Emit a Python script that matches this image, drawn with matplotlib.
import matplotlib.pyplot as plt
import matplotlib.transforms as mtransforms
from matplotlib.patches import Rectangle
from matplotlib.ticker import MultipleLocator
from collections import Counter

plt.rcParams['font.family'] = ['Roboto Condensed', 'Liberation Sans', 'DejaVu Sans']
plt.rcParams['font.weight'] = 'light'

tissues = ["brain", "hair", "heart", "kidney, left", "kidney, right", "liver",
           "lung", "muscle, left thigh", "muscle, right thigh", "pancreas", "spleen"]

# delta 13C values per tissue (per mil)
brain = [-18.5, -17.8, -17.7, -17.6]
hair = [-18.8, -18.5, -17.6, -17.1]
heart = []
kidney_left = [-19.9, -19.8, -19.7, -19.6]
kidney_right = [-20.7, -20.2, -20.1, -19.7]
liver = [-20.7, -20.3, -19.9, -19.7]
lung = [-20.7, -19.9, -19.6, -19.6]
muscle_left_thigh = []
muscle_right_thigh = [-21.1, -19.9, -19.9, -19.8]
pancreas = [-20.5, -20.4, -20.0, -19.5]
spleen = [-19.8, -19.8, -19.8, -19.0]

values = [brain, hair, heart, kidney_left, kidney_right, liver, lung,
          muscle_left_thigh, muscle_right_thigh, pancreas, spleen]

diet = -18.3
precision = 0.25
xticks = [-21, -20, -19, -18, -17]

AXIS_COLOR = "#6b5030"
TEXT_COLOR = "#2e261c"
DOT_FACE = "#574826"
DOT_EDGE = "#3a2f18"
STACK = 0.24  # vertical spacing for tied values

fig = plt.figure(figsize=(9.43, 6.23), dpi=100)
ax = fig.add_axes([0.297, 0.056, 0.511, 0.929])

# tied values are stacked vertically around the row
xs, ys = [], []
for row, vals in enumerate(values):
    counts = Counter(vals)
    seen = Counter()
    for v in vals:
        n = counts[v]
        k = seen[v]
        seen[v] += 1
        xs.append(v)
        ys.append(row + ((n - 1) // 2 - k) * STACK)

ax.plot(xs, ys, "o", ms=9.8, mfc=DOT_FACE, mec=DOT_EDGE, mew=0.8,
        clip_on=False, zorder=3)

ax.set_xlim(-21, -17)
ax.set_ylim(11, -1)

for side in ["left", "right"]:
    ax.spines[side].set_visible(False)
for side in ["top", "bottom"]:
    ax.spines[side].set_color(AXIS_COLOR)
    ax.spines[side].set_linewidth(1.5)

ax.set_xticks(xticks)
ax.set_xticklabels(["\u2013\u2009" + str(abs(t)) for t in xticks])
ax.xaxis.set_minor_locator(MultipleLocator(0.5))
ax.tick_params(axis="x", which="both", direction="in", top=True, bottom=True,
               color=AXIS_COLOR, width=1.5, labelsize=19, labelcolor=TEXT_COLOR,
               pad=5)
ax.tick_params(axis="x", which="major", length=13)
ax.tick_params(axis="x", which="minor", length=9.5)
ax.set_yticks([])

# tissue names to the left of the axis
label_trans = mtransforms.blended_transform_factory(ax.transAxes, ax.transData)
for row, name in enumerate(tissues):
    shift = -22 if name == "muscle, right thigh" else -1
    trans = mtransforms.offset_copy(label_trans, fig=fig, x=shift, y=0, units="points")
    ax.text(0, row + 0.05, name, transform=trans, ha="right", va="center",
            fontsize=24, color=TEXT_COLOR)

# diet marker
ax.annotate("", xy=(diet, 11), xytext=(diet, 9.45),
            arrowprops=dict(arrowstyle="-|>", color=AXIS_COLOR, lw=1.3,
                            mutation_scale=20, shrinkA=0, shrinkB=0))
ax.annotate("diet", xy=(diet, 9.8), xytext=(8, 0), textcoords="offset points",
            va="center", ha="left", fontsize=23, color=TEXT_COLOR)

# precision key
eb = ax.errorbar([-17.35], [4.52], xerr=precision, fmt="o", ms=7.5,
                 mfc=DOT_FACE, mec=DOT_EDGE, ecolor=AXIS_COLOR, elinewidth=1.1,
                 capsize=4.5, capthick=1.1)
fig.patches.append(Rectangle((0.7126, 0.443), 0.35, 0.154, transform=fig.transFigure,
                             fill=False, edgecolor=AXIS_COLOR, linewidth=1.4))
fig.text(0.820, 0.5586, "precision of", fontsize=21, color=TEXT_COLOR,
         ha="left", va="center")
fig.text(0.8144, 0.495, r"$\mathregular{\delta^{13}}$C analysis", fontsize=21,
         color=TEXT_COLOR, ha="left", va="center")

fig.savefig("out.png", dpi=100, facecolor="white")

---

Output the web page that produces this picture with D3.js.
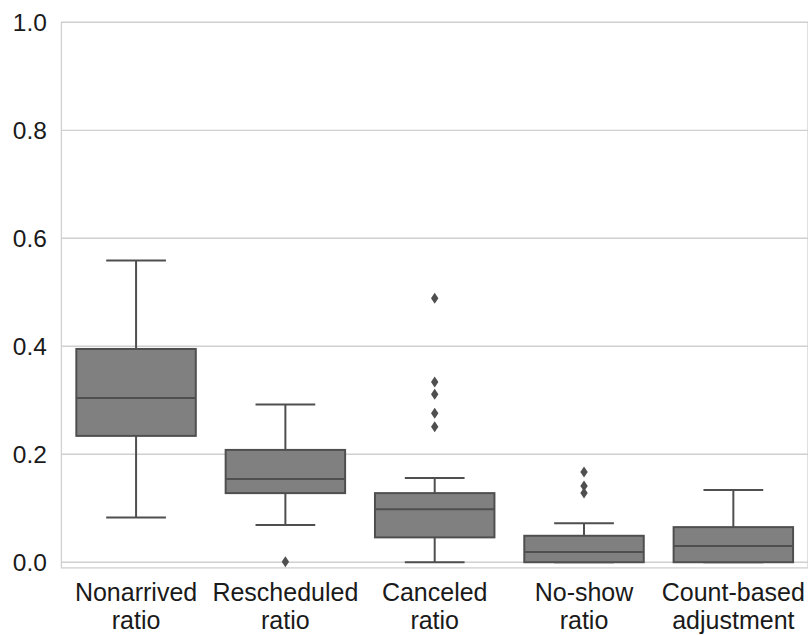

* * *

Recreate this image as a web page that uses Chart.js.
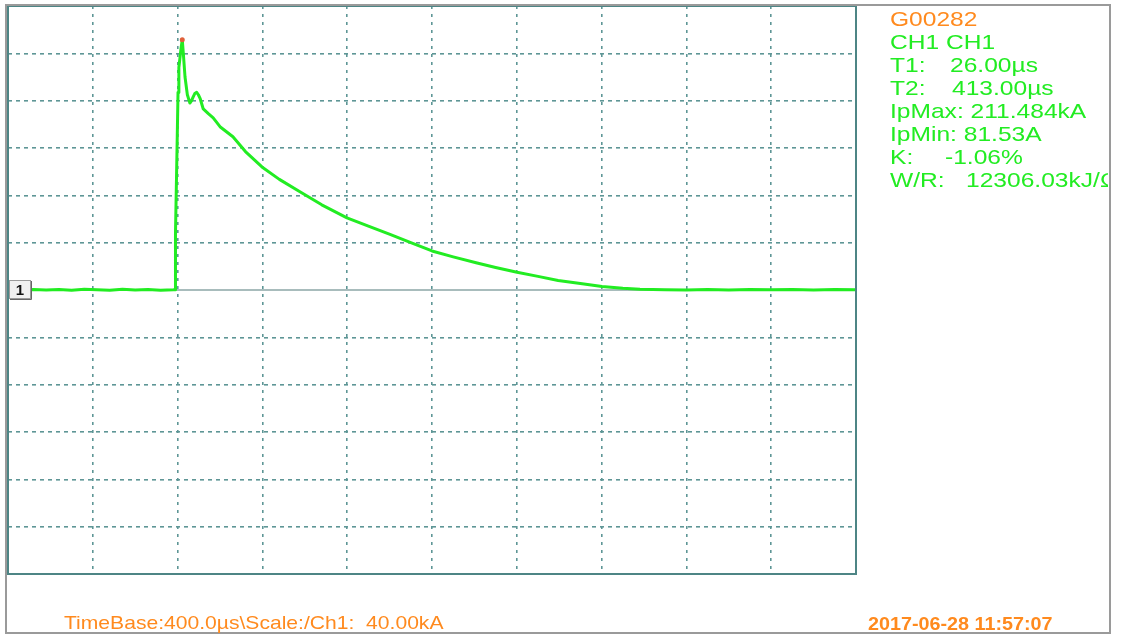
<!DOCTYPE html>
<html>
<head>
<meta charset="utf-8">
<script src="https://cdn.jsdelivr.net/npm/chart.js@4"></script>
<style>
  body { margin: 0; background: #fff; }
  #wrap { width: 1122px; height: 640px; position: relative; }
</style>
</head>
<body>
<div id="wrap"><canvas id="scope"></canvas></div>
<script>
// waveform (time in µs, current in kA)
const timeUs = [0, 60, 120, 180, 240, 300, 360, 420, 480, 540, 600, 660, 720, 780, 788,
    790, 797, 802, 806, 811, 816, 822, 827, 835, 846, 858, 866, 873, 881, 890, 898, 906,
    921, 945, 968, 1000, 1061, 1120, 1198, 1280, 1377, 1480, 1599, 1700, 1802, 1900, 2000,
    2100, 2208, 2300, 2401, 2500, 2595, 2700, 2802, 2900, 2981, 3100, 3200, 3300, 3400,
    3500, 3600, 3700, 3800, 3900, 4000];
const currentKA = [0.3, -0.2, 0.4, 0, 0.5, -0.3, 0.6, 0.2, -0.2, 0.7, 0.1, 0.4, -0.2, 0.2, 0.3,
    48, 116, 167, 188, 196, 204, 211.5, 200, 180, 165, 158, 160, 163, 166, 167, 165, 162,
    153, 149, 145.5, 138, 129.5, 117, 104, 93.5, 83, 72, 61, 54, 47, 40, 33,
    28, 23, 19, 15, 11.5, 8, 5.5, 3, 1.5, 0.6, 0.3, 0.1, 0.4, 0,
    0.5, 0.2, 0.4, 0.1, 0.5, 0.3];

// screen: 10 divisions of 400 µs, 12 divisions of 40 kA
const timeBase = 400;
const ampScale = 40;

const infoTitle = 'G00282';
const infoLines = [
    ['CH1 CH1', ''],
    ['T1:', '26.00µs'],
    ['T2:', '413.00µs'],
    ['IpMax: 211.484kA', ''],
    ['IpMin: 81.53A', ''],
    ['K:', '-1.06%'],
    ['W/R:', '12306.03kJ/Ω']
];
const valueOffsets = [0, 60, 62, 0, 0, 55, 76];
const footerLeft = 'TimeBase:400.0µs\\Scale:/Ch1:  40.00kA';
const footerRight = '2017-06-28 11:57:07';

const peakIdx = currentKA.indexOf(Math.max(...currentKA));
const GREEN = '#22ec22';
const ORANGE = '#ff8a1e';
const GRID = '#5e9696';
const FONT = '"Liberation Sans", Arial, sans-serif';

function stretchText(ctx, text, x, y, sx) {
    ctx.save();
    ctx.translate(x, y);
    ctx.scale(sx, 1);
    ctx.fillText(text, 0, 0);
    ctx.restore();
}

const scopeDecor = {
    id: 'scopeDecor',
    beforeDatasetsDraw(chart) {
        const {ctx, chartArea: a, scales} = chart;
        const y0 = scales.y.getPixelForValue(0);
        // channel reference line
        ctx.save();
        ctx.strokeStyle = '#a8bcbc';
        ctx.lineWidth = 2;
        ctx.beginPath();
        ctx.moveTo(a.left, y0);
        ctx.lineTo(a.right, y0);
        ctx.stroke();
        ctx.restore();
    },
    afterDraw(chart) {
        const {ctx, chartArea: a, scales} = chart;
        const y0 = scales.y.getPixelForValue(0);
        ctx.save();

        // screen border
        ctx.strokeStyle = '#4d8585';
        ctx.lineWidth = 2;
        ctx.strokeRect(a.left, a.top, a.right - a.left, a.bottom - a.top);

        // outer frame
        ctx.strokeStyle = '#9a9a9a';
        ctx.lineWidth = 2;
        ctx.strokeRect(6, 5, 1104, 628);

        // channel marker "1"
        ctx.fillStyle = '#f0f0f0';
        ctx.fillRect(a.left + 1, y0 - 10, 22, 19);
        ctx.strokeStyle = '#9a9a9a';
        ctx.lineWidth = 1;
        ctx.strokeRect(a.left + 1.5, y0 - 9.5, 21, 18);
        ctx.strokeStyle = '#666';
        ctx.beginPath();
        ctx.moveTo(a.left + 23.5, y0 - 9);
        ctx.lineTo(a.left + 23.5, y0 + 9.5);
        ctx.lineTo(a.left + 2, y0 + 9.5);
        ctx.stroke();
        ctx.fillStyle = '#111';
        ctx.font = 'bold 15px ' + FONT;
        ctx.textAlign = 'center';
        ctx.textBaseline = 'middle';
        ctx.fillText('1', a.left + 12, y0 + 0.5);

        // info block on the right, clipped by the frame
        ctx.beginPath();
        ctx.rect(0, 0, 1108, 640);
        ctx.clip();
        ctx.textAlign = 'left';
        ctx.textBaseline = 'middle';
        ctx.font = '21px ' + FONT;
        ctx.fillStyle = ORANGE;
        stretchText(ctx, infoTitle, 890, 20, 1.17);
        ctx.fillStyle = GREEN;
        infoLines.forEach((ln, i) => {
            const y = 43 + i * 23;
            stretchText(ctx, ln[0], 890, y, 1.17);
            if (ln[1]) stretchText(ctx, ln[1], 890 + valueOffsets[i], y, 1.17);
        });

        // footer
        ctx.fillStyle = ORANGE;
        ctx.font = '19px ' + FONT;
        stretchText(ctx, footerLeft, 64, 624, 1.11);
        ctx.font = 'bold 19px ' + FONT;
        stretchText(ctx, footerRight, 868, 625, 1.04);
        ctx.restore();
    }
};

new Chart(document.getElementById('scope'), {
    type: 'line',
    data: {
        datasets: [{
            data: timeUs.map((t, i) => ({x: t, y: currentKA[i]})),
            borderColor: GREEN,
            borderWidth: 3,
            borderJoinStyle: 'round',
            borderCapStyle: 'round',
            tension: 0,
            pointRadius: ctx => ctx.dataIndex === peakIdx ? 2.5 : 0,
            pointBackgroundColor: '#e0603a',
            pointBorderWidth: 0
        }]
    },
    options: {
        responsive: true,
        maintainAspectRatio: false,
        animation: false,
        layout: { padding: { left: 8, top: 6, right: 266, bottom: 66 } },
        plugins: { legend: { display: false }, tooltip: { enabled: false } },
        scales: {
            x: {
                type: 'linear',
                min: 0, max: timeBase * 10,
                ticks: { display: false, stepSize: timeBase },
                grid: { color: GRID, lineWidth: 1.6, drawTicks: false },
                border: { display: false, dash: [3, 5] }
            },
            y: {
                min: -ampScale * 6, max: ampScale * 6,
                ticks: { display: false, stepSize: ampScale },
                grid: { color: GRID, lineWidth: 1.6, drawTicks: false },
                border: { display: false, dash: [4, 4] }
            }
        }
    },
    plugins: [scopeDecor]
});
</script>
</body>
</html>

→ **The problem**
Check every line of the data above for the string "this", and copy those that have it.

→ **The result**
Emit a Python script that matches this image, drawn with matplotlib.
Output the web page that produces this picture with D3.js.
Recreate this image as a web page that uses Chart.js.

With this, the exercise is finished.